To balance the benefits of a complete specification (option 3) with the convenience of being able to just use a number (option 1), we have developed the following principles within the MaMMoS framework packages:

Return values of functions (and objects behaving like functions):
- the principle return values are entities
  - entities provide as much context as possible and are the FAIRest we can offer
  - the effort of the scientist to extract just the value (if needed) is small (.value)
- occasionally, there may be additional convenience objects, such as a pandas DataFrame for tabular data in mammos_spindynamics.db.get_spontaneous_magnetization. The DataFrame is a well established object and of great power for data analysis, but cannot carry units.
  
  The convention in this case is that the data is expressed in units of the ontology (such as ampere per meter, or Kelvin, and not in kilo ampere per m or Celsius).

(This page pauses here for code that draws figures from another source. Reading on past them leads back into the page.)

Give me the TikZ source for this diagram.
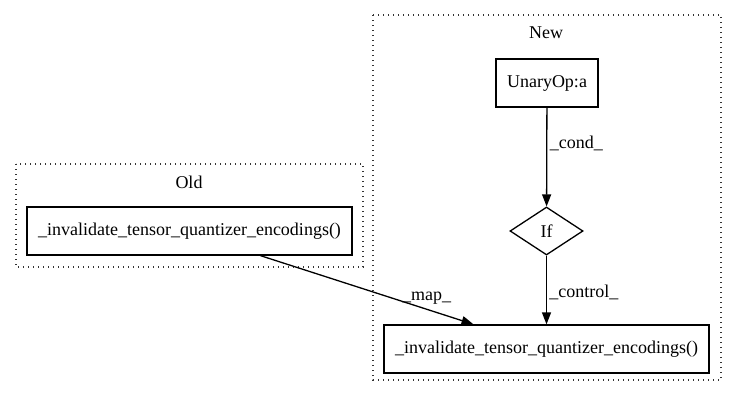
\documentclass[tikz,border=0pt]{standalone}
\usepackage{fontspec}
\setmainfont{Liberation Serif}
\usetikzlibrary{shapes.geometric,arrows.meta}

\begin{document}
\begin{tikzpicture}[x=1pt, y=-1pt,
        every node/.style={font=\fontsize{18}{21}\selectfont},
        cluster/.style={line width=1.3pt, dash pattern=on 1.3pt off 3.7pt, black!80},
        box/.style={draw, line width=1.3pt, minimum height=48pt, inner sep=0pt},
        test/.style={draw, line width=1.3pt, diamond, aspect=1.5, inner sep=0pt, minimum width=73pt, minimum height=48pt},
        flow/.style={line width=1.3pt, -{Triangle[length=12pt, width=9pt]}}]
        \useasboundingbox (0, 0) rectangle (736, 400);
        % clusters
        \draw[cluster] (16, 164) rectangle (363, 267);
        \node (oldtitle) at (189, 182) {Old};
        \draw[cluster] (373, 15) rectangle (721, 380);
        \node (newtitle) at (546, 33) {New};
        % nodes
        \node[box, minimum width=325pt] (oldcall) at (189.5, 231) {\_invalidate\_tensor\_quantizer\_encodings()};
        \node[box, minimum width=102pt] (unary) at (547, 83) {UnaryOp:a};
        \node[test] (if) at (546.5, 231) {If};
        \node[box, minimum width=325pt] (newcall) at (546.5, 349) {\_invalidate\_tensor\_quantizer\_encodings()};
        % edges
        \draw[flow] (unary) -- (if) node[pos=0.36, right=-1pt] {\_cond\_};
        \draw[flow] (if) -- (newcall) node[pos=0.54, right=-1pt] {\_control\_};
        \draw[flow] ([xshift=71pt]oldcall.south) -- ([xshift=-73pt]newcall.north) node[pos=0.78, above=1pt] {\_map\_};
    \end{tikzpicture}
\end{document}
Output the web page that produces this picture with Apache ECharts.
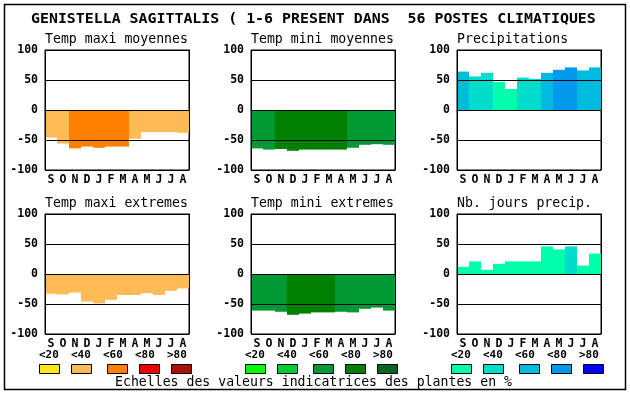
<!DOCTYPE html>
<html><head><meta charset="utf-8">
<script src="https://cdn.jsdelivr.net/npm/echarts@6/dist/echarts.min.js"></script>
<style>html,body{margin:0;padding:0;background:#fff}#c{width:630px;height:394px}</style>
</head><body><div id="c"></div>
<script>
// ---- data ----
const mainTitle = 'GENISTELLA SAGITTALIS ( 1-6 PRESENT DANS  56 POSTES CLIMATIQUES';
const months = ['S','O','N','D','J','F','M','A','M','J','J','A'];
const legendLabels = ['<20','<40','<60','<80','>80'];
const footerText = 'Echelles des valeurs indicatrices des plantes en %';
const orangeScale = ['#FFE619','#FFBB55','#FF8000','#EE0000','#AA1100'];
const greenScale  = ['#00FF00','#00CC33','#009933','#008000','#006622'];
const blueScale   = ['#00FFAA','#00DDCC','#00BBDD','#0099EE','#0000FF'];

const tempMaxiMoy    = [-46,-56,-64,-61,-63,-61,-61,-48,-37,-37,-37,-38];
const tempMaxiMoyCls = [1,1,2,2,2,2,2,1,1,1,1,1];
const tempMiniMoy    = [-64,-66,-65,-68,-66,-66,-66,-66,-63,-58,-57,-58];
const tempMiniMoyCls = [2,2,3,3,3,3,3,3,2,2,2,2];
const precip         = [64,56,62,47,35,54,52,62,67,71,66,71];
const precipCls      = [2,1,1,0,0,1,1,2,3,3,2,2];
const tempMaxiExt    = [-33,-34,-31,-46,-49,-43,-35,-35,-32,-35,-28,-24];
const tempMaxiExtCls = [1,1,1,1,1,1,1,1,1,1,1,1];
const tempMiniExt    = [-61,-61,-63,-68,-66,-64,-64,-63,-64,-58,-56,-61];
const tempMiniExtCls = [2,2,2,3,3,3,3,2,2,2,2,2];
const nbJours        = [12,21,7,17,21,21,21,46,41,46,14,34];
const nbJoursCls     = [0,0,0,0,0,0,0,0,0,1,0,0];

// ---- layout ----
const colLeft = [45, 251, 457];
const rowTop = [50, 214];
const boxW = 144, boxH = 120;
const MONO = '"DejaVu Sans Mono", monospace';

const panels = [
  {title:'Temp maxi moyennes', v:tempMaxiMoy, c:tempMaxiMoyCls, s:orangeScale, col:0, row:0},
  {title:'Temp mini moyennes', v:tempMiniMoy, c:tempMiniMoyCls, s:greenScale, col:1, row:0},
  {title:'Precipitations', v:precip, c:precipCls, s:blueScale, col:2, row:0},
  {title:'Temp maxi extremes', v:tempMaxiExt, c:tempMaxiExtCls, s:orangeScale, col:0, row:1},
  {title:'Temp mini extremes', v:tempMiniExt, c:tempMiniExtCls, s:greenScale, col:1, row:1},
  {title:'Nb. jours precip.', v:nbJours, c:nbJoursCls, s:blueScale, col:2, row:1}
];
const legendScales = [orangeScale, greenScale, blueScale];

const grid = [], xAxis = [], yAxis = [], series = [], graphic = [];
panels.forEach((p, i) => {
  const L = colLeft[p.col], T = rowTop[p.row];
  grid.push({left:L, top:T, width:boxW, height:boxH, show:true, borderColor:'#000', borderWidth:1, backgroundColor:'#fff'});
  xAxis.push({type:'category', gridIndex:i, data:months, boundaryGap:true,
    axisLine:{show:true, lineStyle:{color:'#000', width:1}}, axisTick:{show:false},
    axisLabel:{interval:0, margin:4, color:'#000', fontFamily:MONO, fontWeight:'bold', fontSize:11.5},
    splitLine:{show:false}, z:5});
  yAxis.push({type:'value', gridIndex:i, min:-100, max:100, interval:50, position:'left', z:5,
    axisLine:{show:true, lineStyle:{color:'#000', width:1}}, axisTick:{show:false},
    axisLabel:{margin:7, color:'#000', fontFamily:MONO, fontWeight:'bold', fontSize:11.5},
    splitLine:{show:true, lineStyle:{color:'#000', width:1}}});
  yAxis.push({type:'value', gridIndex:i, min:-100, max:100, interval:50, position:'right', z:5,
    axisLine:{show:true, lineStyle:{color:'#000', width:1}}, axisTick:{show:false},
    axisLabel:{show:false}, splitLine:{show:false}});
  series.push({type:'bar', xAxisIndex:i, yAxisIndex:2*i, barWidth:'100%', barGap:'0%', z:2,
    silent:true, animation:false,
    data:p.v.map((val, k) => ({value:val, itemStyle:{color:p.s[p.c[k]]}}))});
  graphic.push({type:'text', left:L, top:T - 17, silent:true,
    style:{text:p.title, fill:'#000', font:'13.2px ' + MONO}});
});

// main title and outer frame
graphic.push({type:'rect', shape:{x:4.5, y:4.5, width:621, height:385}, silent:true,
  style:{fill:null, stroke:'#000', lineWidth:1.5}, z:-1});
graphic.push({type:'text', left:31, top:12, silent:true,
  style:{text:mainTitle, fill:'#000', font:'bold 14.9px ' + MONO}});

// legends
const labelOff = [-6, 26, 58, 90, 122];
const boxOff = [-6, 26, 62, 94, 126];
legendScales.forEach((sc, ci) => {
  const L = colLeft[ci];
  legendLabels.forEach((lab, k) => {
    graphic.push({type:'text', left:L + labelOff[k], top:350, silent:true,
      style:{text:lab, fill:'#000', font:'bold 11px ' + MONO}});
    graphic.push({type:'rect', shape:{x:L + boxOff[k] + 0.5, y:364.5, width:20, height:9}, silent:true,
      style:{fill:sc[k], stroke:'#000', lineWidth:1}});
  });
});
graphic.push({type:'text', left:115, top:376, silent:true,
  style:{text:footerText, fill:'#000', font:'13.2px ' + MONO}});

const chart = echarts.init(document.getElementById('c'), null, {renderer:'canvas'});
chart.setOption({animation:false, grid, xAxis, yAxis, series, graphic});
</script>
</body></html>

Arguments for functions (and objects behaving like functions) are accepted in the following three options:
- Option 1: functions accept (floating point) numbers as input arguments. The assumption is that these are provided in the appropriate SI base units. (Convenient but error prone.)
- Option 2: functions accept quantities (i.e. value and unit) as input arguments. There are checked for the correctness of units (prefactors are allowed).
- Option 3: functions accept entities (i.e. ontology label, value and unit) as input arguments. These are checked for correctness of the ontology label, and correctness of the units (prefactors are allowed).
  
  This is the best and recommended approach.

Users of the packages can mix the three approaches as they see fit. While consistent use of option 3 would be desirable and is recommded, we have seen in the past that a lack of flexibility can hinder uptake of well-intended improvements.